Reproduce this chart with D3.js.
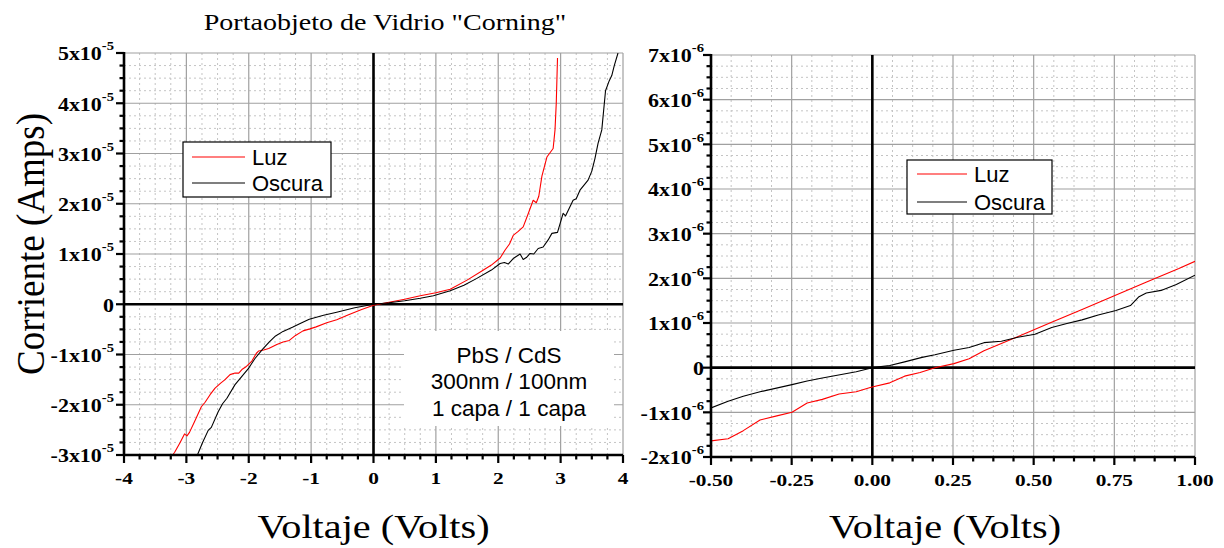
<!DOCTYPE html>
<html><head><meta charset="utf-8">
<script src="https://cdn.jsdelivr.net/npm/d3@7"></script>
<style>body{margin:0;background:#fff}svg{display:block}</style>
</head><body>
<svg id="c" width="1224" height="548"></svg>
<script>
// ---------- DATA ----------
const title = 'Portaobjeto de Vidrio "Corning"';
const yLabel = "Corriente (Amps)";
const xLabel = "Voltaje (Volts)";
const seriesNames = ["Luz", "Oscura"];
const annotation = ["PbS / CdS", "300nm / 100nm", "1 capa / 1 capa"];

// left panel ticks
const leftXTicks = [-4, -3, -2, -1, 0, 1, 2, 3, 4];
const leftYTicks = [-3e-5, -2e-5, -1e-5, 0, 1e-5, 2e-5, 3e-5, 4e-5, 5e-5];
const leftExp = -5;
// right panel ticks
const rightXTicks = [-0.5, -0.25, 0, 0.25, 0.5, 0.75, 1.0];
const rightYTicks = [-2e-6, -1e-6, 0, 1e-6, 2e-6, 3e-6, 4e-6, 5e-6, 6e-6, 7e-6];
const rightExp = -6;

// left panel: Luz (light)
const luzLeftV = [-3.27,-3.19,-3.10,-3.03,-2.99,-2.95,-2.87,-2.76,-2.70,-2.62,-2.54,-2.45,-2.38,-2.30,-2.22,-2.16,-2.11,-2.05,-1.95,-1.88,-1.84,-1.76,-1.68,-1.55,-1.45,-1.35,-1.25,-1.13,-1.02,-0.92,-0.75,-0.59,-0.40,-0.20,0,0.25,0.5,0.75,1.0,1.23,1.5,1.75,1.89,2.03,2.11,2.18,2.24,2.32,2.40,2.48,2.56,2.61,2.65,2.70,2.78,2.88,2.91,2.93,2.95];
const luzLeftI = [-3.08e-5,-2.95e-5,-2.75e-5,-2.58e-5,-2.62e-5,-2.55e-5,-2.34e-5,-2.04e-5,-1.95e-5,-1.80e-5,-1.67e-5,-1.57e-5,-1.50e-5,-1.40e-5,-1.37e-5,-1.37e-5,-1.30e-5,-1.25e-5,-1.13e-5,-0.98e-5,-0.93e-5,-0.91e-5,-0.88e-5,-0.80e-5,-0.75e-5,-0.72e-5,-0.62e-5,-0.53e-5,-0.49e-5,-0.45e-5,-0.37e-5,-0.31e-5,-0.21e-5,-0.11e-5,-0.02e-5,0.04e-5,0.10e-5,0.17e-5,0.23e-5,0.30e-5,0.48e-5,0.67e-5,0.78e-5,0.92e-5,1.08e-5,1.20e-5,1.37e-5,1.45e-5,1.54e-5,1.80e-5,2.07e-5,2.02e-5,2.15e-5,2.55e-5,2.93e-5,3.10e-5,3.47e-5,4.0e-5,4.9e-5];
// left panel: Oscura (dark)
const oscLeftV = [-2.84,-2.74,-2.65,-2.60,-2.49,-2.42,-2.35,-2.22,-2.10,-2.00,-1.90,-1.78,-1.67,-1.57,-1.45,-1.30,-1.15,-1.03,-0.80,-0.59,-0.30,0,0.25,0.5,0.75,0.96,1.23,1.45,1.65,1.89,2.03,2.10,2.16,2.24,2.35,2.40,2.45,2.51,2.57,2.64,2.72,2.80,2.86,2.95,3.04,3.08,3.20,3.25,3.31,3.44,3.50,3.55,3.60,3.66,3.72,3.78,3.82,3.86,3.92];
const oscLeftI = [-3.05e-5,-2.75e-5,-2.51e-5,-2.45e-5,-2.14e-5,-1.98e-5,-1.87e-5,-1.60e-5,-1.42e-5,-1.27e-5,-1.08e-5,-0.90e-5,-0.75e-5,-0.63e-5,-0.54e-5,-0.46e-5,-0.37e-5,-0.30e-5,-0.22e-5,-0.16e-5,-0.07e-5,0,0.03e-5,0.07e-5,0.12e-5,0.17e-5,0.27e-5,0.38e-5,0.51e-5,0.68e-5,0.81e-5,0.83e-5,0.80e-5,0.91e-5,1.0e-5,0.89e-5,0.93e-5,1.01e-5,1.00e-5,1.11e-5,1.14e-5,1.28e-5,1.41e-5,1.43e-5,1.81e-5,1.76e-5,2.07e-5,2.10e-5,2.27e-5,2.47e-5,2.65e-5,2.90e-5,3.20e-5,3.47e-5,4.25e-5,4.45e-5,4.55e-5,4.75e-5,5.0e-5];

// right panel: Luz
const luzRightV = [-0.5,-0.447,-0.40,-0.348,-0.296,-0.249,-0.202,-0.155,-0.103,-0.05,-0.004,0.054,0.10,0.148,0.194,0.253,0.30,0.346,0.45,0.55,0.65,0.75,0.85,0.95,1.0];
const luzRightI = [-1.64e-6,-1.59e-6,-1.41e-6,-1.17e-6,-1.08e-6,-1.0e-6,-0.79e-6,-0.71e-6,-0.59e-6,-0.54e-6,-0.44e-6,-0.34e-6,-0.19e-6,-0.11e-6,0.0,0.09e-6,0.20e-6,0.38e-6,0.69e-6,1.0e-6,1.30e-6,1.61e-6,1.92e-6,2.22e-6,2.38e-6];
// right panel: Oscura
const oscRightV = [-0.5,-0.447,-0.40,-0.348,-0.249,-0.202,-0.155,-0.05,0,0.054,0.10,0.154,0.194,0.253,0.30,0.346,0.40,0.451,0.504,0.556,0.603,0.65,0.70,0.755,0.80,0.825,0.849,0.895,0.942,1.0];
const oscRightI = [-0.90e-6,-0.75e-6,-0.64e-6,-0.54e-6,-0.38e-6,-0.30e-6,-0.23e-6,-0.09e-6,0,0.05e-6,0.13e-6,0.23e-6,0.29e-6,0.39e-6,0.45e-6,0.56e-6,0.59e-6,0.68e-6,0.75e-6,0.90e-6,0.99e-6,1.07e-6,1.18e-6,1.28e-6,1.39e-6,1.58e-6,1.67e-6,1.73e-6,1.86e-6,2.07e-6];

const colors = ["#ff0000", "#000000"];

// ---------- DRAW ----------
const svg = d3.select("#c");
const SERIF = "'Liberation Serif','Times New Roman',serif";
const SANS = "'Liberation Sans',Arial,sans-serif";
const STRETCH = 1.22; // horizontal stretch of the serif texts in the original

function zip(v, i) { return v.map((x, k) => [x, i[k]]); }

function serifText(parent, x, y, anchor, size, bold) {
  return parent.append("g").attr("transform", `translate(${x},${y}) scale(${STRETCH},1)`)
    .append("text").attr("text-anchor", anchor).attr("dominant-baseline", "central")
    .attr("font-family", SERIF).attr("font-size", size)
    .attr("font-weight", bold ? "bold" : "normal");
}

function panel(cfg) {
  const x = d3.scaleLinear().domain(cfg.xDom).range([cfg.left, cfg.right]);
  const y = d3.scaleLinear().domain(cfg.yDom).range([cfg.bottom, cfg.top]);
  const g = svg.append("g");
  const clipId = "clip" + cfg.id;
  svg.append("clipPath").attr("id", clipId).append("rect")
    .attr("x", cfg.left).attr("y", cfg.top)
    .attr("width", cfg.right - cfg.left).attr("height", cfg.bottom - cfg.top);

  const xMajorStep = cfg.xTicks[1] - cfg.xTicks[0];
  const yMajorStep = cfg.yTicks[1] - cfg.yTicks[0];
  const xMinor = d3.range(0, Math.round((cfg.xDom[1] - cfg.xDom[0]) / xMajorStep * 4) + 1)
    .map(k => cfg.xDom[0] + k * xMajorStep / 4);
  const yMinor = d3.range(0, Math.round((cfg.yDom[1] - cfg.yDom[0]) / yMajorStep * 4) + 1)
    .map(k => cfg.yDom[0] + k * yMajorStep / 4);

  // minor grid (dotted)
  const grid = g.append("g");
  grid.selectAll(".mgx").data(xMinor.filter((d, k) => k % 4 !== 0)).join("line")
    .attr("x1", d => x(d)).attr("x2", d => x(d)).attr("y1", cfg.top).attr("y2", cfg.bottom)
    .attr("stroke", "#c4c4c4").attr("stroke-width", 1).attr("stroke-dasharray", "2,3");
  grid.selectAll(".mgy").data(yMinor.filter((d, k) => k % 4 !== 0)).join("line")
    .attr("y1", d => y(d)).attr("y2", d => y(d)).attr("x1", cfg.left).attr("x2", cfg.right)
    .attr("stroke", "#c4c4c4").attr("stroke-width", 1).attr("stroke-dasharray", "2,3");
  // major grid
  grid.selectAll(".Mgx").data(cfg.xTicks).join("line")
    .attr("x1", d => x(d)).attr("x2", d => x(d)).attr("y1", cfg.top).attr("y2", cfg.bottom)
    .attr("stroke", "#a0a0a0").attr("stroke-width", 1.2);
  grid.selectAll(".Mgy").data(cfg.yTicks).join("line")
    .attr("y1", d => y(d)).attr("y2", d => y(d)).attr("x1", cfg.left).attr("x2", cfg.right)
    .attr("stroke", "#a0a0a0").attr("stroke-width", 1.2);

  // annotation white box (left panel)
  if (cfg.annotation) {
    const a = cfg.annotation;
    g.append("rect").attr("x", a.x0).attr("y", a.y0).attr("width", a.x1 - a.x0).attr("height", a.y1 - a.y0)
      .attr("fill", "#fff");
    g.selectAll(".ann").data(annotation).join("text")
      .attr("x", a.cx).attr("y", (d, k) => a.firstY + k * 26.5)
      .attr("text-anchor", "middle").attr("dominant-baseline", "central")
      .attr("font-family", SANS).attr("font-size", 22.5).attr("fill", "#000")
      .text(d => d);
  }

  // zero lines
  g.append("line").attr("x1", x(0)).attr("x2", x(0)).attr("y1", cfg.top).attr("y2", cfg.bottom)
    .attr("stroke", "#000").attr("stroke-width", 2.6);
  g.append("line").attr("x1", cfg.left).attr("x2", cfg.right).attr("y1", y(0)).attr("y2", y(0))
    .attr("stroke", "#000").attr("stroke-width", 2.6);

  // curves
  const line = d3.line().x(d => x(d[0])).y(d => y(d[1]));
  cfg.series.forEach((s, k) => {
    g.append("path").datum(s).attr("d", line).attr("fill", "none")
      .attr("stroke", colors[k]).attr("stroke-width", 1.1).attr("stroke-linejoin", "round")
      .attr("clip-path", `url(#${clipId})`);
  });

  // axes lines
  g.append("line").attr("x1", cfg.left).attr("x2", cfg.right).attr("y1", cfg.bottom).attr("y2", cfg.bottom)
    .attr("stroke", "#000").attr("stroke-width", 2.6);
  g.append("line").attr("x1", cfg.left).attr("x2", cfg.left).attr("y1", cfg.top - 1).attr("y2", cfg.bottom + 1)
    .attr("stroke", "#000").attr("stroke-width", 2.6);

  // ticks
  const isMajorX = d => cfg.xTicks.some(t => Math.abs(t - d) < 1e-9);
  const isMajorY = d => cfg.yTicks.some(t => Math.abs(t - d) < 1e-15);
  g.selectAll(".tx").data(xMinor).join("line")
    .attr("x1", d => x(d)).attr("x2", d => x(d)).attr("y1", cfg.bottom)
    .attr("y2", d => cfg.bottom + (isMajorX(d) ? 8 : 4.5))
    .attr("stroke", "#000").attr("stroke-width", 2.2);
  g.selectAll(".ty").data(yMinor).join("line")
    .attr("y1", d => y(d)).attr("y2", d => y(d)).attr("x1", cfg.left)
    .attr("x2", d => cfg.left - (isMajorY(d) ? 8 : 4.5))
    .attr("stroke", "#000").attr("stroke-width", 2.2);

  // tick labels
  cfg.xTicks.forEach(d => {
    serifText(g, x(d), cfg.bottom + 23, "middle", 17.5, true).text(cfg.xFmt(d));
  });
  cfg.yTicks.forEach(d => {
    const t = serifText(g, cfg.left - cfg.ylGap, y(d) + 1, "end", 18, true);
    if (d === 0) { t.text("0"); return; }
    const m = Math.round(d / Math.pow(10, cfg.exp));
    t.append("tspan").text(m + "x10");
    t.append("tspan").attr("dy", -8).attr("font-size", 12).text(String(cfg.exp));
  });

  // legend
  const L = cfg.legend;
  g.append("rect").attr("x", L.x0).attr("y", L.y0).attr("width", L.x1 - L.x0).attr("height", L.y1 - L.y0)
    .attr("fill", "#fff").attr("stroke", "#000").attr("stroke-width", 1.2);
  seriesNames.forEach((n, k) => {
    const yy = L.rows[k];
    g.append("line").attr("x1", L.lx0).attr("x2", L.lx1).attr("y1", yy).attr("y2", yy)
      .attr("stroke", colors[k]).attr("stroke-width", 1.2);
    g.append("text").attr("x", L.tx).attr("y", yy).attr("dominant-baseline", "central")
      .attr("font-family", SANS).attr("font-size", 22).text(n);
  });

  // x label
  serifText(svg, (cfg.left + cfg.right) / 2 + cfg.xlShift, 527, "middle", 33, false).text(xLabel);
  return { x, y };
}

panel({
  id: "L", left: 124, right: 623, top: 53, bottom: 455,
  xDom: [-4, 4], yDom: [-3e-5, 5e-5], xTicks: leftXTicks, yTicks: leftYTicks, exp: leftExp,
  xFmt: d => String(d), ylGap: 10, xlShift: 0,
  series: [zip(luzLeftV, luzLeftI), zip(oscLeftV, oscLeftI)],
  legend: { x0: 183, x1: 331, y0: 142, y1: 197, rows: [157, 183], lx0: 192, lx1: 245, tx: 252 },
  annotation: { x0: 404, x1: 614, y0: 331, y1: 426, cx: 509, firstY: 355 }
});
panel({
  id: "R", left: 711, right: 1195, top: 55, bottom: 457,
  xDom: [-0.5, 1.0], yDom: [-2e-6, 7e-6], xTicks: rightXTicks, yTicks: rightYTicks, exp: rightExp,
  xFmt: d => d.toFixed(2), ylGap: 7, xlShift: -8,
  series: [zip(luzRightV, luzRightI), zip(oscRightV, oscRightI)],
  legend: { x0: 907, x1: 1052, y0: 160, y1: 214, rows: [174, 202], lx0: 917, lx1: 967, tx: 974 }
});

// title
serifText(svg, 385, 22, "middle", 23, false).text(title);
// y label
svg.append("g").attr("transform", "translate(30,244) scale(1.1,1) rotate(-90)")
  .append("text").attr("text-anchor", "middle").attr("dominant-baseline", "central")
  .attr("font-family", SERIF).attr("font-size", 37).text(yLabel);
</script>
</body></html>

• _EXERCISE BRIEF_
Omitting all pictures, restate exactly the lines of the material from its start through the line that contains "const rightExp = -6;".

• _WRITTEN RESPONSE_
Reproduce this chart with D3.js.
<!DOCTYPE html>
<html><head><meta charset="utf-8">
<script src="https://cdn.jsdelivr.net/npm/d3@7"></script>
<style>body{margin:0;background:#fff}svg{display:block}</style>
</head><body>
<svg id="c" width="1224" height="548"></svg>
<script>
// ---------- DATA ----------
const title = 'Portaobjeto de Vidrio "Corning"';
const yLabel = "Corriente (Amps)";
const xLabel = "Voltaje (Volts)";
const seriesNames = ["Luz", "Oscura"];
const annotation = ["PbS / CdS", "300nm / 100nm", "1 capa / 1 capa"];

// left panel ticks
const leftXTicks = [-4, -3, -2, -1, 0, 1, 2, 3, 4];
const leftYTicks = [-3e-5, -2e-5, -1e-5, 0, 1e-5, 2e-5, 3e-5, 4e-5, 5e-5];
const leftExp = -5;
// right panel ticks
const rightXTicks = [-0.5, -0.25, 0, 0.25, 0.5, 0.75, 1.0];
const rightYTicks = [-2e-6, -1e-6, 0, 1e-6, 2e-6, 3e-6, 4e-6, 5e-6, 6e-6, 7e-6];
const rightExp = -6;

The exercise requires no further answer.